#### [Work to complete]
Copy out the records in full, word for word, without pictures.

#### [Records]

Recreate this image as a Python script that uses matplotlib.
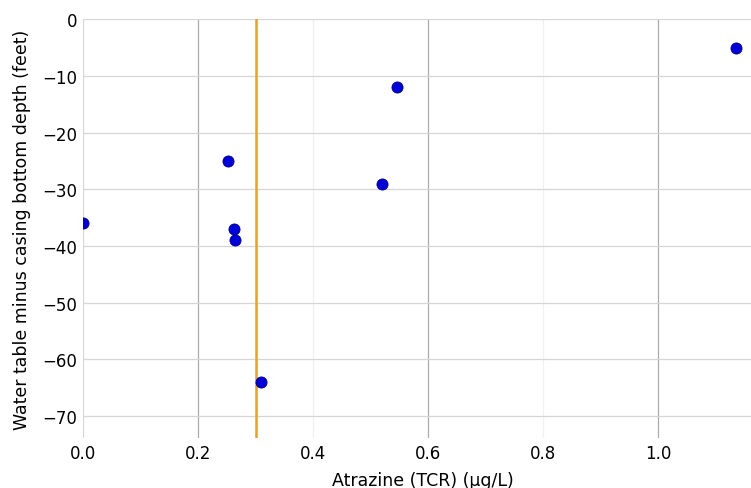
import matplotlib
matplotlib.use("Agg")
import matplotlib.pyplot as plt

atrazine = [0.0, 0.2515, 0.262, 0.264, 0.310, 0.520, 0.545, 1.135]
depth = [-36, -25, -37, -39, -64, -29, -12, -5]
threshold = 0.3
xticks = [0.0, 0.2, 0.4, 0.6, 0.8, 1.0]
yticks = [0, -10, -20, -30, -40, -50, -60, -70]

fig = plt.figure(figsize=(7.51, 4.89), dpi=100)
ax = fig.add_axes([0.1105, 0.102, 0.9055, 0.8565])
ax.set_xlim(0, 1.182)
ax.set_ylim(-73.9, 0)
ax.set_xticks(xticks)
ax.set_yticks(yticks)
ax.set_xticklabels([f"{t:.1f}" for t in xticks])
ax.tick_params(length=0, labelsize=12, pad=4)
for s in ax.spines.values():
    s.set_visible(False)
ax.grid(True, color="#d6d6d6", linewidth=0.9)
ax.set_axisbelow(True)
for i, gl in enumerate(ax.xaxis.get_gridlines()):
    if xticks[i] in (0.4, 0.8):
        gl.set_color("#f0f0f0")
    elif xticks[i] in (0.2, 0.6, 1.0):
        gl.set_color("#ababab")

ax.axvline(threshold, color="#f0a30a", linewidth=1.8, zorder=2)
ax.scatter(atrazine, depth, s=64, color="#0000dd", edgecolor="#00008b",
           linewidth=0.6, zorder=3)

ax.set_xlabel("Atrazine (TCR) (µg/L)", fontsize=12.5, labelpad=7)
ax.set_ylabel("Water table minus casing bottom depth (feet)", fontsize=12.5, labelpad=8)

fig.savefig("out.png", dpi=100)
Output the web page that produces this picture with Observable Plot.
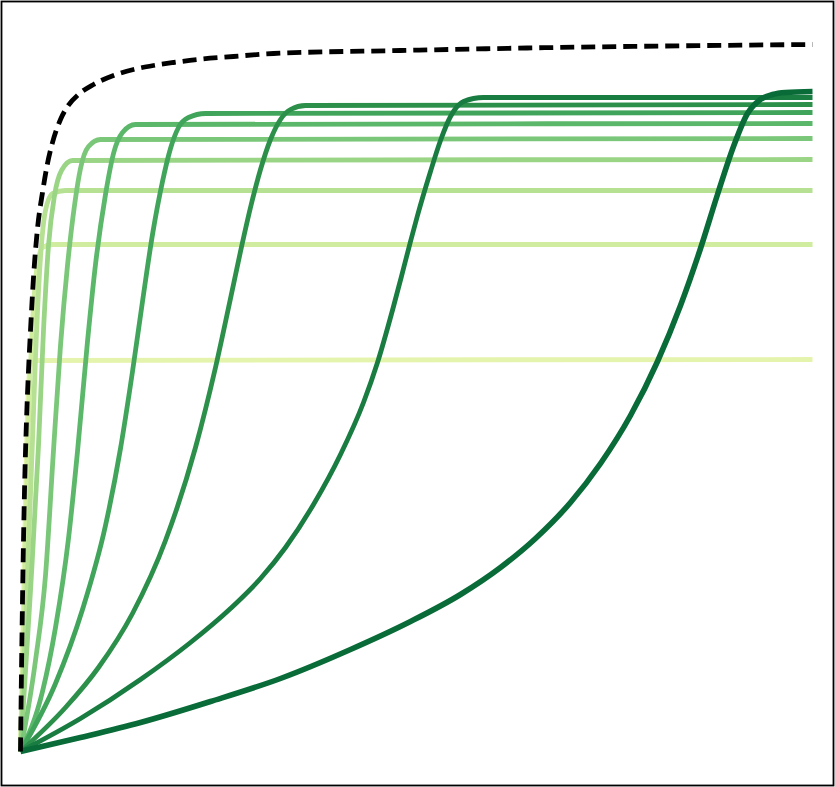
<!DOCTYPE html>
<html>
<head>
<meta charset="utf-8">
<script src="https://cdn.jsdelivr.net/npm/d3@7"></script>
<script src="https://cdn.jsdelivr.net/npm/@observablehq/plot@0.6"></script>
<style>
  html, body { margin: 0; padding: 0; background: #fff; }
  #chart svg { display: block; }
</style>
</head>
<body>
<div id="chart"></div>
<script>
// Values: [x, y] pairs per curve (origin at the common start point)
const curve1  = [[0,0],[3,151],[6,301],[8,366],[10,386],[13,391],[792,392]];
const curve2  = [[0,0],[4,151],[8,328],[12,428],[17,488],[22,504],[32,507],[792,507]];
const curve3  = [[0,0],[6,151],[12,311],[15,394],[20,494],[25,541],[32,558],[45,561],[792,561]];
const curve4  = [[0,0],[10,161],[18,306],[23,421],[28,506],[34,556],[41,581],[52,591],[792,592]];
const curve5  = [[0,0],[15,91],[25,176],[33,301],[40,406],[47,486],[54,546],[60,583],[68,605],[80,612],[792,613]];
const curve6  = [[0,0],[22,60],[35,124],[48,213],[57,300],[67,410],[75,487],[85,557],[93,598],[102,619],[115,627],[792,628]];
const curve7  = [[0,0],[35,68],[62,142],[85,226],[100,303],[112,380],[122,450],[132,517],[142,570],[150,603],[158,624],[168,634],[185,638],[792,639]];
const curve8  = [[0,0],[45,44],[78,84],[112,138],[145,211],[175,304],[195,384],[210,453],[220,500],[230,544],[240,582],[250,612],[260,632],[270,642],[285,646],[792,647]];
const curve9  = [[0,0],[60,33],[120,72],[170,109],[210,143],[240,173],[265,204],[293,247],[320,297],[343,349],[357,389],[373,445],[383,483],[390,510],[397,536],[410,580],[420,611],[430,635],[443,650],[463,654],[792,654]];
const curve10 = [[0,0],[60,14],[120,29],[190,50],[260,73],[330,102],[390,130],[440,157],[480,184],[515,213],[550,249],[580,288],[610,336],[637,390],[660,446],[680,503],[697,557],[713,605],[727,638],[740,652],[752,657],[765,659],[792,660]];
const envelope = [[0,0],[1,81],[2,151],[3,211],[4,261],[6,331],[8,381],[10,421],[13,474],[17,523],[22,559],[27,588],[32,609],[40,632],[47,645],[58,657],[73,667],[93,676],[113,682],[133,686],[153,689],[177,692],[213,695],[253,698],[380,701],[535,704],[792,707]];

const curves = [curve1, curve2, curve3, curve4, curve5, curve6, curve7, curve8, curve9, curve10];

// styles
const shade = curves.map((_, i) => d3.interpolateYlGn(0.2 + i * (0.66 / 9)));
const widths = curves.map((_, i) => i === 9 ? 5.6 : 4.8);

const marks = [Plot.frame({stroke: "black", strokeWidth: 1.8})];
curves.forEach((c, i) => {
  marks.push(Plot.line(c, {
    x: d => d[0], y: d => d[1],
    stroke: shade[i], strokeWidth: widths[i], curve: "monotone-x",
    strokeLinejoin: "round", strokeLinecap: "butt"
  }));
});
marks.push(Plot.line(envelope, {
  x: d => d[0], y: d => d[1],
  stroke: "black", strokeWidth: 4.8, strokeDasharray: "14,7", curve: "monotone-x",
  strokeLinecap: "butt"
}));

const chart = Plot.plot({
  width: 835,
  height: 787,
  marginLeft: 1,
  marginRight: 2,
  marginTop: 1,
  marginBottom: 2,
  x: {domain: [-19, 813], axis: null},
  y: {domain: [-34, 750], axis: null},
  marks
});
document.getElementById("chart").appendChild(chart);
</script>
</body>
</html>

#### [Answer for this exercise]
Recreate this image as a Python script that uses matplotlib.
import matplotlib
matplotlib.use("Agg")
import matplotlib.pyplot as plt

atrazine = [0.0, 0.2515, 0.262, 0.264, 0.310, 0.520, 0.545, 1.135]
depth = [-36, -25, -37, -39, -64, -29, -12, -5]
threshold = 0.3
xticks = [0.0, 0.2, 0.4, 0.6, 0.8, 1.0]
yticks = [0, -10, -20, -30, -40, -50, -60, -70]

fig = plt.figure(figsize=(7.51, 4.89), dpi=100)
ax = fig.add_axes([0.1105, 0.102, 0.9055, 0.8565])
ax.set_xlim(0, 1.182)
ax.set_ylim(-73.9, 0)
ax.set_xticks(xticks)
ax.set_yticks(yticks)
ax.set_xticklabels([f"{t:.1f}" for t in xticks])
ax.tick_params(length=0, labelsize=12, pad=4)
for s in ax.spines.values():
    s.set_visible(False)
ax.grid(True, color="#d6d6d6", linewidth=0.9)
ax.set_axisbelow(True)
for i, gl in enumerate(ax.xaxis.get_gridlines()):
    if xticks[i] in (0.4, 0.8):
        gl.set_color("#f0f0f0")
    elif xticks[i] in (0.2, 0.6, 1.0):
        gl.set_color("#ababab")

ax.axvline(threshold, color="#f0a30a", linewidth=1.8, zorder=2)
ax.scatter(atrazine, depth, s=64, color="#0000dd", edgecolor="#00008b",
           linewidth=0.6, zorder=3)

ax.set_xlabel("Atrazine (TCR) (µg/L)", fontsize=12.5, labelpad=7)
ax.set_ylabel("Water table minus casing bottom depth (feet)", fontsize=12.5, labelpad=8)

fig.savefig("out.png", dpi=100)
Output the web page that produces this picture with Observable Plot.
<!DOCTYPE html>
<html>
<head>
<meta charset="utf-8">
<script src="https://cdn.jsdelivr.net/npm/d3@7"></script>
<script src="https://cdn.jsdelivr.net/npm/@observablehq/plot@0.6"></script>
<style>
  html, body { margin: 0; padding: 0; background: #fff; }
  #chart svg { display: block; }
</style>
</head>
<body>
<div id="chart"></div>
<script>
// Values: [x, y] pairs per curve (origin at the common start point)
const curve1  = [[0,0],[3,151],[6,301],[8,366],[10,386],[13,391],[792,392]];
const curve2  = [[0,0],[4,151],[8,328],[12,428],[17,488],[22,504],[32,507],[792,507]];
const curve3  = [[0,0],[6,151],[12,311],[15,394],[20,494],[25,541],[32,558],[45,561],[792,561]];
const curve4  = [[0,0],[10,161],[18,306],[23,421],[28,506],[34,556],[41,581],[52,591],[792,592]];
const curve5  = [[0,0],[15,91],[25,176],[33,301],[40,406],[47,486],[54,546],[60,583],[68,605],[80,612],[792,613]];
const curve6  = [[0,0],[22,60],[35,124],[48,213],[57,300],[67,410],[75,487],[85,557],[93,598],[102,619],[115,627],[792,628]];
const curve7  = [[0,0],[35,68],[62,142],[85,226],[100,303],[112,380],[122,450],[132,517],[142,570],[150,603],[158,624],[168,634],[185,638],[792,639]];
const curve8  = [[0,0],[45,44],[78,84],[112,138],[145,211],[175,304],[195,384],[210,453],[220,500],[230,544],[240,582],[250,612],[260,632],[270,642],[285,646],[792,647]];
const curve9  = [[0,0],[60,33],[120,72],[170,109],[210,143],[240,173],[265,204],[293,247],[320,297],[343,349],[357,389],[373,445],[383,483],[390,510],[397,536],[410,580],[420,611],[430,635],[443,650],[463,654],[792,654]];
const curve10 = [[0,0],[60,14],[120,29],[190,50],[260,73],[330,102],[390,130],[440,157],[480,184],[515,213],[550,249],[580,288],[610,336],[637,390],[660,446],[680,503],[697,557],[713,605],[727,638],[740,652],[752,657],[765,659],[792,660]];
const envelope = [[0,0],[1,81],[2,151],[3,211],[4,261],[6,331],[8,381],[10,421],[13,474],[17,523],[22,559],[27,588],[32,609],[40,632],[47,645],[58,657],[73,667],[93,676],[113,682],[133,686],[153,689],[177,692],[213,695],[253,698],[380,701],[535,704],[792,707]];

const curves = [curve1, curve2, curve3, curve4, curve5, curve6, curve7, curve8, curve9, curve10];

// styles
const shade = curves.map((_, i) => d3.interpolateYlGn(0.2 + i * (0.66 / 9)));
const widths = curves.map((_, i) => i === 9 ? 5.6 : 4.8);

const marks = [Plot.frame({stroke: "black", strokeWidth: 1.8})];
curves.forEach((c, i) => {
  marks.push(Plot.line(c, {
    x: d => d[0], y: d => d[1],
    stroke: shade[i], strokeWidth: widths[i], curve: "monotone-x",
    strokeLinejoin: "round", strokeLinecap: "butt"
  }));
});
marks.push(Plot.line(envelope, {
  x: d => d[0], y: d => d[1],
  stroke: "black", strokeWidth: 4.8, strokeDasharray: "14,7", curve: "monotone-x",
  strokeLinecap: "butt"
}));

const chart = Plot.plot({
  width: 835,
  height: 787,
  marginLeft: 1,
  marginRight: 2,
  marginTop: 1,
  marginBottom: 2,
  x: {domain: [-19, 813], axis: null},
  y: {domain: [-34, 750], axis: null},
  marks
});
document.getElementById("chart").appendChild(chart);
</script>
</body>
</html>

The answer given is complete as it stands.